Some, like the Sydney Morning Herald’s Peter Hartcher, saw in this an implied rejection of the right wing powerbrokers who installed Julia Gillard as leader, and in particular the trolls of Sussex Street and their chief nibelung Mark Arbib, now improbably waving the banner of gay marriage. But other commentators blamed Gillard more directly.
In The Australian (where else?) Ross Fitzgerald said bluntly that she lacked the political courage to attempt any big reform. Peter van Onselen described the challenges facing her as colossal but not impossible, and pointed to a lack of ideological direction and concerns over what the party stands for. Paul Kelly, as always the most pompous, saw her besieged by policy challenges that demand far-reaching and convincing responses that so far seem beyond Labor’s political character. Surprisingly, he refrained from setting her a series of tests.
The AWU national secretary Paul Howes said the challenge was to effect change to make society more equal, prosperous and progressive and to involve the electorate in the changes – but added that Gillard seemed unwilling to provide real leadership on climate change and refugees.
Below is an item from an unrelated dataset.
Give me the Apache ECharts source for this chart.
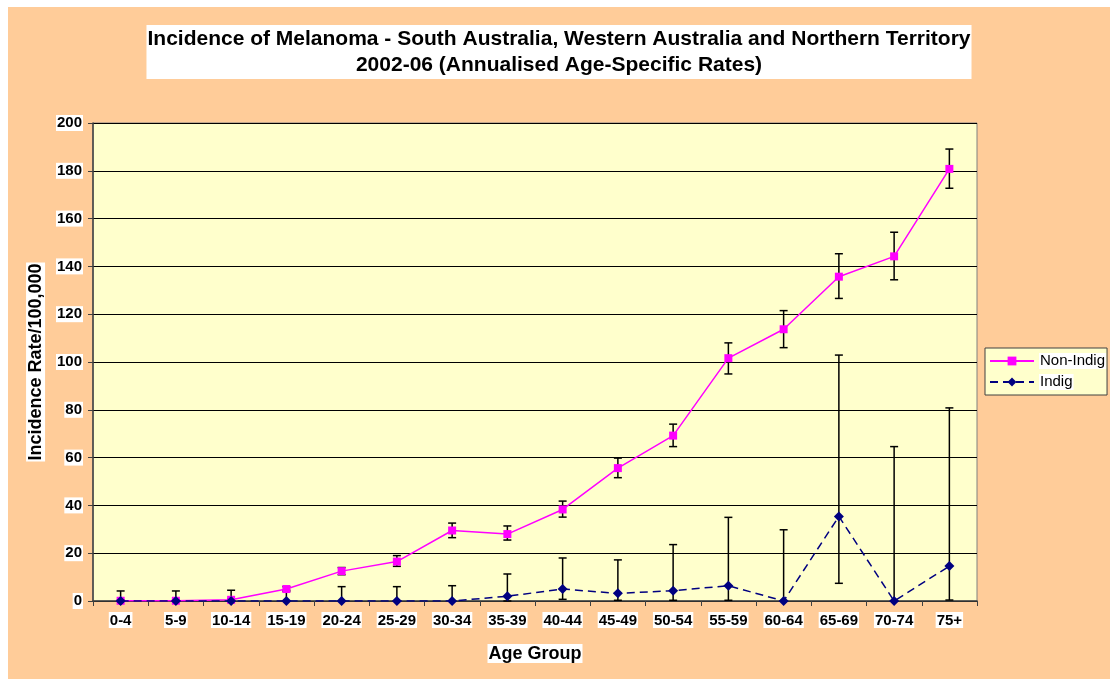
<html>
<head>
  <meta charset="utf-8" />
  <title>Incidence of Melanoma</title>
  <script type="text/javascript" src="https://cdn.jsdelivr.net/npm/echarts@6/dist/echarts.min.js"></script>
</head>
<body style="margin: 0; background: #ffffff">
  <div id="chart" style="position: absolute; left: 8px; top: 7px; width: 1102px; height: 672px; background: #FFCC99"></div>
<script type="text/javascript">
  var ageGroups = ['0-4', '5-9', '10-14', '15-19', '20-24', '25-29', '30-34', '35-39',
                   '40-44', '45-49', '50-54', '55-59', '60-64', '65-69', '70-74', '75+'];

  // Non-Indigenous rates and 95% CI
  var nonIndig     = [0.1, 0.1, 0.5, 5, 12.5, 16.5, 29.5, 28, 38.3, 55.6, 69.2, 101.6, 113.7, 135.7, 144.2, 180.8];
  var nonIndigLow  = [0, 0, 0, 4, 11, 14.5, 26.5, 25.5, 35.1, 51.6, 64.6, 95, 106, 126.6, 134.4, 172.7];
  var nonIndigHigh = [0.4, 0.4, 1, 6, 14, 19, 32.6, 31.4, 41.8, 59.8, 74, 108, 121.5, 145.3, 154.3, 189.1];

  // Indigenous rates and 95% CI
  var indig     = [0, 0, 0, 0, 0, 0, 0, 2, 5, 3.2, 4.3, 6.4, 0, 35.4, 0, 14.6];
  var indigLow  = [0, 0, 0, 0, 0, 0, 0, 0, 0.7, 0.3, 0.3, 0.3, 0, 7.4, 0, 0.4];
  var indigHigh = [4.2, 4.2, 4.5, 4.5, 6, 6, 6.4, 11.3, 18, 17.2, 23.6, 35, 29.8, 102.9, 64.6, 80.8];

  var yTicks = { min: 0, max: 200, interval: 20 };

  function errData(low, high) {
    var out = [];
    for (var i = 0; i < low.length; i++) {
      out.push([i, low[i], high[i]]);
    }
    return out;
  }

  function renderErr(params, api) {
    var lo = api.coord([api.value(0), api.value(1)]);
    var hi = api.coord([api.value(0), api.value(2)]);
    var w = 4;
    var st = { stroke: '#000000', lineWidth: 1.5 };
    return {
      type: 'group',
      children: [
        { type: 'line', shape: { x1: hi[0], y1: hi[1], x2: lo[0], y2: lo[1] }, style: st },
        { type: 'line', shape: { x1: hi[0] - w, y1: hi[1], x2: hi[0] + w, y2: hi[1] }, style: st },
        { type: 'line', shape: { x1: lo[0] - w, y1: lo[1], x2: lo[0] + w, y2: lo[1] }, style: st }
      ]
    };
  }

  var labelBox = { backgroundColor: '#ffffff', padding: [1, 1, 0, 1] };

  var myChart = echarts.init(document.getElementById('chart'));
  var option = {
    animation: false,
    textStyle: { fontFamily: 'Liberation Sans, Arial, sans-serif' },
    title: {
      text: 'Incidence of Melanoma - South Australia, Western Australia and Northern Territory\n2002-06 (Annualised Age-Specific Rates)',
      left: 'center',
      top: 18,
      backgroundColor: '#ffffff',
      padding: [1, 1, 1, 1],
      textStyle: { fontSize: 21, fontWeight: 'bold', color: '#000000', lineHeight: 26 }
    },
    legend: {
      orient: 'vertical',
      left: 977,
      top: 341,
      itemWidth: 44,
      itemHeight: 11,
      itemGap: 5,
      padding: [5, 1, 5, 4],
      backgroundColor: '#FFFFCC',
      borderColor: '#404040',
      borderWidth: 1,
      borderRadius: 0,
      data: ['Non-Indig', 'Indig'],
      textStyle: { fontSize: 15, color: '#000000', backgroundColor: '#ffffff', padding: [1, 1, 0, 1] }
    },
    grid: {
      left: 85, top: 116, width: 884, height: 478,
      show: true, backgroundColor: '#FFFFCC', borderColor: '#808080', borderWidth: 1
    },
    xAxis: {
      type: 'category',
      data: ageGroups,
      boundaryGap: true,
      name: 'Age Group',
      nameLocation: 'middle',
      nameGap: 43,
      nameTextStyle: Object.assign({ fontSize: 18, fontWeight: 'bold', color: '#000000' }, labelBox),
      axisLine: { lineStyle: { color: '#404040', width: 1.5 } },
      axisTick: { show: true, length: 5, lineStyle: { color: '#404040' } },
      axisLabel: Object.assign({ fontSize: 15, fontWeight: 'bold', color: '#000000', margin: 11, interval: 0 }, labelBox)
    },
    yAxis: {
      type: 'value',
      min: yTicks.min,
      max: yTicks.max,
      interval: yTicks.interval,
      name: 'Incidence Rate/100,000',
      nameLocation: 'middle',
      nameGap: 44,
      nameTextStyle: Object.assign({ fontSize: 18, fontWeight: 'bold', color: '#000000' }, labelBox),
      axisLine: { show: true, lineStyle: { color: '#404040', width: 1.5 } },
      axisTick: { show: true, length: 5, lineStyle: { color: '#404040' } },
      splitLine: { show: true, lineStyle: { color: '#000000', width: 1 } },
      axisLabel: Object.assign({ fontSize: 15, fontWeight: 'bold', color: '#000000', margin: 10 }, labelBox)
    },
    series: [
      {
        name: 'Non-Indig err',
        type: 'custom',
        renderItem: renderErr,
        data: errData(nonIndigLow, nonIndigHigh),
        encode: { x: 0, y: [1, 2] },
        z: 2,
        silent: true
      },
      {
        name: 'Indig err',
        type: 'custom',
        renderItem: renderErr,
        data: errData(indigLow, indigHigh),
        encode: { x: 0, y: [1, 2] },
        z: 2,
        silent: true
      },
      {
        name: 'Non-Indig',
        type: 'line',
        data: nonIndig,
        symbol: 'rect',
        symbolSize: 8,
        z: 4,
        lineStyle: { color: '#FF00FF', width: 1.5 },
        itemStyle: { color: '#FF00FF', borderWidth: 0 }
      },
      {
        name: 'Indig',
        type: 'line',
        data: indig,
        symbol: 'diamond',
        symbolSize: 10,
        z: 5,
        lineStyle: { color: '#000080', width: 1.5, type: [8, 5] },
        itemStyle: { color: '#000080', borderWidth: 0 }
      }
    ]
  };
  myChart.setOption(option);
</script>
</body>
</html>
Mark Latham, in an only marginally rabid essay in The Monthly, also suggested climate change as one issue on which Labor could and should crusade but concluded that the difficulties were too formidable; the unions in particular would be too much baggage. And the same applied to his other ideas, that Labor should become the party of social capital, rebuilding a sense of community, and that Labor should take on the existing power establishment – which of course includes the unions.
Boof’s conclusion was that the future actually lay not with Labor but with the Greens – a conclusion with which Bob Brown naturally agreed, although he might have had his doubts about its source. And so the list went on, with the pontificators lining up to give their views on the dire plight of Labor and the need to relocate its heart and soul – but not one making a solid suggestion for a positive move Labor can make in government.
Because this is the real point: Labor is in power, still, in every parliament in Australia except one. This situation is unlikely to endure for very long, but the time for frenzied introspection is after losing, not before. Government is a time for action, and if a defeat appears to be looming, this makes the need to get things done in the days remaining all the more crucial.
And in Gillard’s case, the stricture does not apply: her minority government may appear tenuous, but there is no reason to suppose it will collapse in the foreseeable future. She and her colleagues should not get caught up in post mortems about the campaign of 2010; leave that to the historians and the academics, and, if the party must involve itself, to the backroom apparatchiks; that, after all, is what they are paid for.
She is there to govern and must be seen to be doing so, to be – how should one put it? – moving forward. And the unexpected re-emergence of the banks as a major public issue provides a perfect opportunity to do so. Gillard and Swan lost the early initiative to the opposition but there is ample opportunity to regain it.
Their proposed legislation to lower exit fees should be seen as just a start, as should Joe Jockey’s bill to bring in the ACCC and Nick Xenophon’s limited exercise in the senate. Swan should establish a root-and-branch enquiry into the industry with the aim of increasing competition and eliminating anti-social charges and practices and he should do it before Christmas. There will be no lack of public support.
Some 80 years ago Pete Seeger sang:
I saw the weary farmer, ploughing his sod and loam;
I heard the auction hammer, just knocking down his home.
But the banks are made of marble, with a guard on every door
And the vaults are stuffed with silver that the farmer's sweated for.
Attitudes haven’t changed that much; just about everyone still hates the banks, and of course they have always had a special place in the demonology of Labor and the left. It’s time to take the lead and get stuck into the real bastards.